# Renter Right



## inquisitive101 (4 mo ago)

I live in an approved sharing of a flat. Our landlord died suddenly & the owner of the flat was contacted. He said he'll hire a broker, but one of the ladies spoke up & said she'll manage the flat & treat it as her own. She's afraid rent would increase if a broker was taken. Now, we used to have a group chat. There were posts there that someone was stealing & using other people's kitchen stuff. The acting manager says to not spread gossip & that noone is stealing. She then, along with her accomplice, made the group chat inaccessible - only they have the authority to post. She said if we're not happy in the flat, we should leave. There were those that left, but my place is good. They also asked everyone's copy of the Emirates ID. She said the building management was asking for it. I asked a friend who lives in another sharing flat in the building. He said they were not asked such, but the acting manager got mad & said to leave if we don't comply. The place & other people are good. Everyone is new except for those 3 that are acting like they own the place. I suspect they're also the ones stealing, but I have no proof. I'm asking for the contact number of the owner, but she won't give it to me. I have a suspicion about her not wanting a broker, too.
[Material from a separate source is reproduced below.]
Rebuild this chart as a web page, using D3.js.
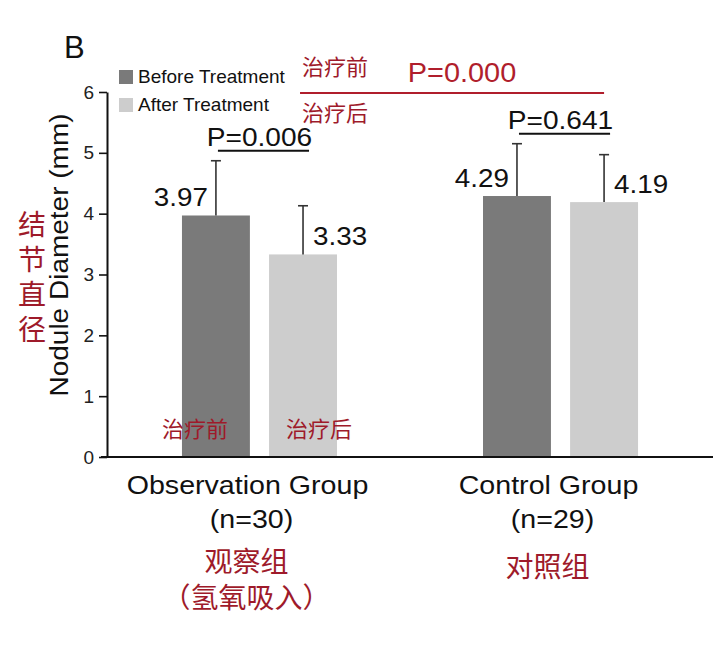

One of them said if they got a broker, those 3 will leave. I want a broker 😂 But seriously, it's really fishy & I want to get to the bottom of it. How?


----------



## xabiaxica (Jun 23, 2009)

inquisitive101 said:


> I live in an approved sharing of a flat. Our landlord died suddenly & the owner of the flat was contacted. He said he'll hire a broker, but one of the ladies spoke up & said she'll manage the flat & treat it as her own. She's afraid rent would increase if a broker was taken. Now, we used to have a group chat. There were posts there that someone was stealing & using other people's kitchen stuff. The acting manager says to not spread gossip & that noone is stealing. She then, along with her accomplice, made the group chat inaccessible - only they have the authority to post. She said if we're not happy in the flat, we should leave. There were those that left, but my place is good. They also asked everyone's copy of the Emirates ID. She said the building management was asking for it. I asked a friend who lives in another sharing flat in the building. He said they were not asked such, but the acting manager got mad & said to leave if we don't comply. The place & other people are good. Everyone is new except for those 3 that are acting like they own the place. I suspect they're also the ones stealing, but I have no proof. I'm asking for the contact number of the owner, but she won't give it to me. I have a suspicion about her not wanting a broker, too. One of them said if they got a broker, those 3 will leave. I want a broker 😂 But seriously, it's really fishy & I want to get to the bottom of it. How?


In which country is the flat?


----------



## inquisitive101 (4 mo ago)

xabiaxica said:


> In which country is the flat?


Dubai


----------